BBC/Maximilian Kasseh,Jr.
President Robert Mugabe of Zimbabwe
President Robert Mugabe of Zimbabwe

Zimbabwean President, Robert Mugabe, has said citizens are now masters of their own destiny thirty-seven years after attaining independence from the British.

The 93-year-old was speaking at the Harare National Stadium where the country was celebrating its 37th independence anniversary.

“Fellow Zimbabweans, now we enjoy the fruits of our independence and we can now call ourselves the masters of our own destiny,” he however cautioned, ‘‘We, however, need to be mindful that our assignment is not yet over.’‘

Fellow Zimbabweans, now we enjoy the fruits of our independence and we can now call ourselves the masters of our own destiny. We, however, need to be mindful that our assignment is not yet over.

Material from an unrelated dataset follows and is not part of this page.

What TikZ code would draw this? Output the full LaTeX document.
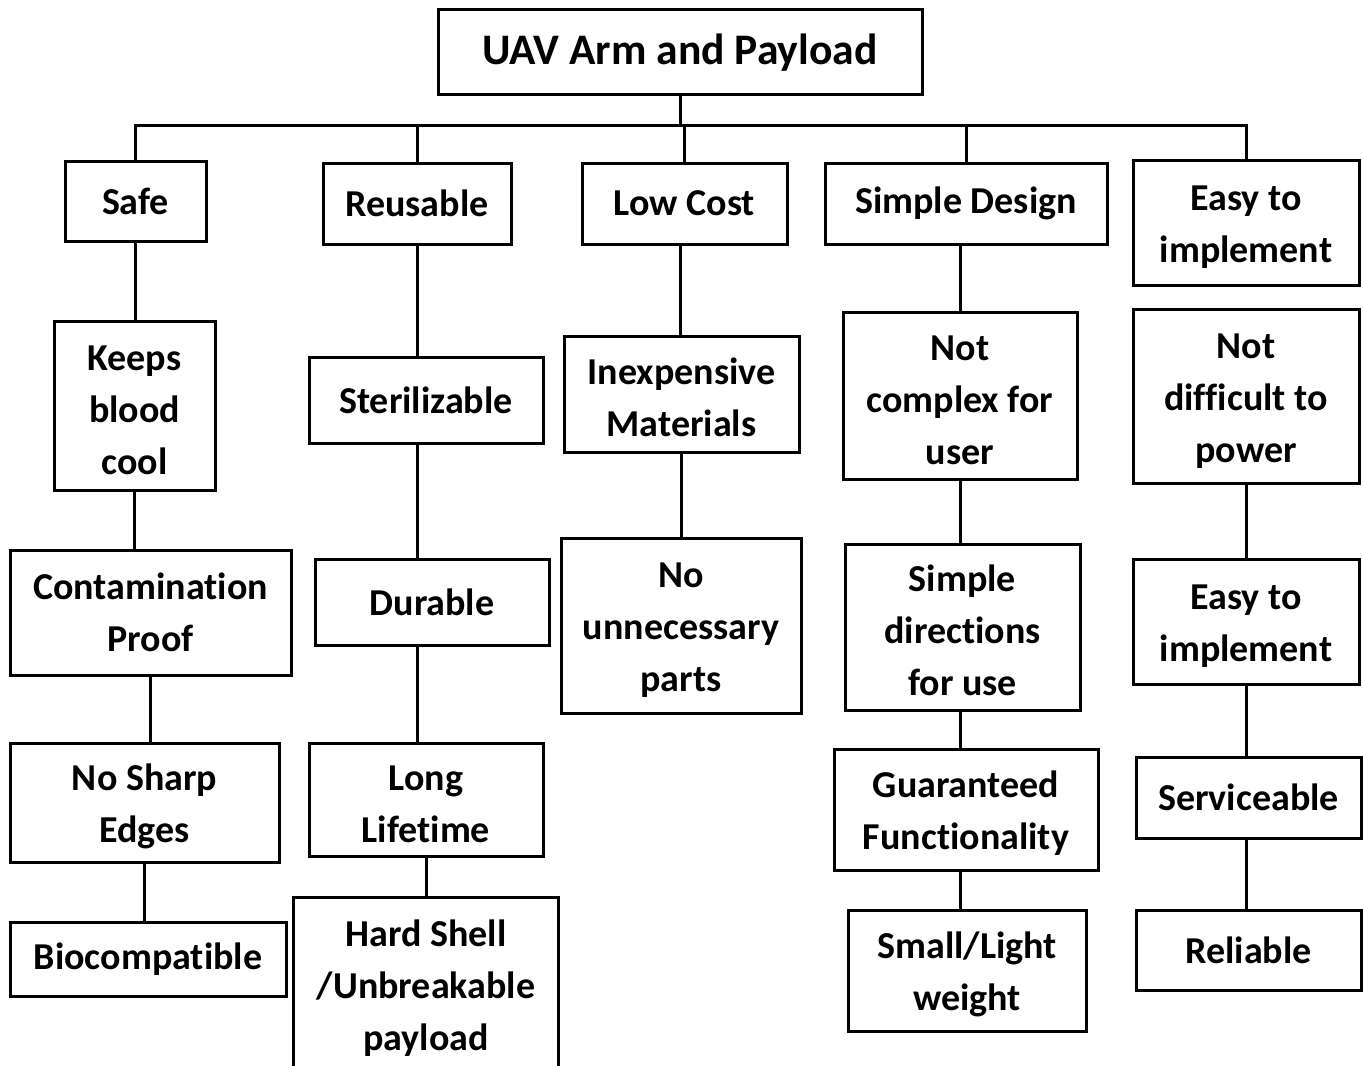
\documentclass[tikz,border=0pt]{standalone}
\usepackage{fontspec}
\setmainfont{Carlito}[Ligatures=NoCommon]
\newcommand\fl{\rule{0pt}{17pt}}
\begin{document}
\begin{tikzpicture}[x=0.5pt,y=-0.5pt,
  box/.style={draw, line width=1.5pt, align=center, inner sep=0pt,
    font=\bfseries\fontsize{19}{26}\selectfont},
  openbox/.style={align=center, inner sep=0pt,
    font=\bfseries\fontsize{19}{26}\selectfont},
  conn/.style={line width=1.5pt}]
\useasboundingbox[fill=white] (0,0) rectangle (1363,1065);
% root
\node[box, minimum width=484*0.5pt, minimum height=85*0.5pt, font=\bfseries\fontsize{21.8}{26}\selectfont] (root) at (680,52.5) {UAV Arm and Payload};
% level 1
\node[box, minimum width=141*0.5pt, minimum height=80*0.5pt] (safe) at (135.5,201) {Safe};
\node[box, minimum width=188*0.5pt, minimum height=81*0.5pt] (reus) at (417,203.5) {Reusable};
\node[box, minimum width=205*0.5pt, minimum height=81*0.5pt] (low) at (684.5,203.5) {Low Cost};
\node[box, minimum width=282*0.5pt, minimum height=81*0.5pt] (simp) at (966,203.5) {Simple Design};
\node[box, minimum width=226*0.5pt, minimum height=125*0.5pt] (easy) at (1246,222.5) {\fl Easy to\\implement};
% safe column
\node[box, minimum width=161*0.5pt, minimum height=169*0.5pt] (keeps) at (134.5,405.5) {\fl Keeps\\blood\\cool};
\node[box, minimum width=281*0.5pt, minimum height=125*0.5pt] (cont) at (150.5,612.5) {Contamination\\Proof};
\node[box, minimum width=269*0.5pt, minimum height=119*0.5pt] (sharp) at (144.5,802.5) {\fl No Sharp\\Edges};
\node[box, minimum width=276*0.5pt, minimum height=74*0.5pt] (bio) at (148,959) {Biocompatible};
% reusable column
\node[box, minimum width=234*0.5pt, minimum height=86*0.5pt] (ster) at (426,400) {Sterilizable};
\node[box, minimum width=234*0.5pt, minimum height=86*0.5pt] (dur) at (432,602) {Durable};
\node[box, minimum width=234*0.5pt, minimum height=113*0.5pt] (long) at (426,799.5) {\fl Long\\Lifetime};
\node[openbox, minimum width=264*0.5pt, minimum height=180*0.5pt] (hard) at (426,988) {Hard Shell\\/Unbreakable\\payload};
\draw[conn] (hard.south west) -- (hard.north west) -- (hard.north east) -- (hard.south east);
% low cost column
\node[box, minimum width=235*0.5pt, minimum height=116*0.5pt] (inexp) at (681.5,394) {\fl Inexpensive\\Materials};
\node[box, minimum width=240*0.5pt, minimum height=175*0.5pt] (nounn) at (681,625.5) {\fl No\\unnecessary\\parts};
% simple design column
\node[box, minimum width=234*0.5pt, minimum height=167*0.5pt] (notc) at (960,395.5) {\fl Not\\complex for\\user};
\node[box, minimum width=235*0.5pt, minimum height=166*0.5pt] (sdir) at (962.5,627) {\fl Simple\\directions\\for use};
\node[box, minimum width=264*0.5pt, minimum height=121*0.5pt] (guar) at (966,809.5) {\fl Guaranteed\\Functionality};
\node[box, minimum width=238*0.5pt, minimum height=121*0.5pt] (small) at (967,970.5) {\fl Small/Light\\weight};
% easy column
\node[box, minimum width=226*0.5pt, minimum height=174*0.5pt] (notd) at (1246,396) {\fl Not\\difficult to\\power};
\node[box, minimum width=226*0.5pt, minimum height=125*0.5pt] (easyb) at (1246,621.5) {\fl Easy to\\implement};
\node[box, minimum width=225*0.5pt, minimum height=81*0.5pt] (serv) at (1248.5,797.5) {Serviceable};
\node[box, minimum width=225*0.5pt, minimum height=80*0.5pt] (rel) at (1248.5,950) {Reliable};
% connectors
\coordinate (bar) at (680,125);
\draw[conn] (root.south) -- (bar);
\draw[conn] (safe.north) |- (bar) -| (easy.north);
\draw[conn] (reus.north) -- (reus.north |- bar);
\draw[conn] (low.north) -- (low.north |- bar);
\draw[conn] (simp.north) -- (simp.north |- bar);
\draw[conn] (safe.south) -- (safe.south |- keeps.north);
\draw[conn] (cont.north -| keeps.south) -- (keeps.south);
\draw[conn] (cont.south) -- (cont.south |- sharp.north);
\draw[conn] (sharp.south) -- (sharp.south |- bio.north);
\draw[conn] (reus.south) -- (reus.south |- ster.north);
\draw[conn] (ster.south -| reus.south) -- (reus.south |- dur.north);
\draw[conn] (dur.south -| reus.south) -- (reus.south |- long.north);
\draw[conn] (long.south) -- (long.south |- hard.north);
\draw[conn] (low.south -| root.south) -- (root.south |- inexp.north);
\draw[conn] (inexp.south) -- (inexp.south |- nounn.north);
\draw[conn] (simp.south -| notc.north) -- (notc.north);
\draw[conn] (notc.south) -- (notc.south |- sdir.north);
\draw[conn] (sdir.south -| notc.south) -- (notc.south |- guar.north);
\draw[conn] (guar.south -| notc.south) -- (notc.south |- small.north);
\draw[conn] (notd.south) -- (notd.south |- easyb.north);
\draw[conn] (easyb.south) -- (easyb.south |- serv.north);
\draw[conn] (serv.south -| easyb.south) -- (easyb.south |- rel.north);
\end{tikzpicture}
\end{document}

Despite the economic turmoil, political instability, and massive protests against the Mugabe regime, many Zimbabweans are celebrating the independence they gained on 18 April 1980.

He lighted the Independence flame before inspecting a guard of honour mounted by the security forces. The President addressed a wide range of issues during his speech, he touched on measures the government over the last three decades was undertaking to ease the plight of nationals.

He mourned recent natural disasters that led to the loss of life and property, promising that the state will undertake efforts to improve social amenities by constructing educational and health facilities across the country.

He lauded gains made in the energy sector and assured small-scale businesses of increased government support. The anticipated growth of the tourism sector was another area he highlighted.

‘‘We need to continue as true patriots and citizens to create a conducive environment for all regardless of political affiliation,’‘ he is quoted to have said.

The event was well attended by security chiefs, by school children and a large cross-section of citizens.

Opposition leaders and supporters have expressed disdain towards the celebration, calling for a commemoration rather than a celebration given the ‘hard times’ that Zimbabweans are living through.

“We commemorate and not celebrate because the stinking poverty around us and the extreme suffering of the people is not worth celebrating. Our current sad national predicament is not commensurate with the sacrifice we made as a nation in the brutal struggle for our independence,”leader of the opposition Movement for Democratic Change (MDC-T) party, Morgan Tsvangirai said in a statement.

Spokesperson for the People’s Democratic Party (PDP), Jacob Mafume, also told local portal News Day that Zimbabweans have nothing to show for the independence being celebrated.

“We have so many years of so-called independence, yet Zimbabwe families are desperate and have nothing to show for all the years. The political independence is all but lost, as a number of laws make sure you can be taken to court for your beliefs and opinions, the irony being that those taken to court are the lucky ones, as the others are simply beaten or have food denied them,” he said.

Zimbabwe is due to hold its next presidential and parliamentary election in July 2018.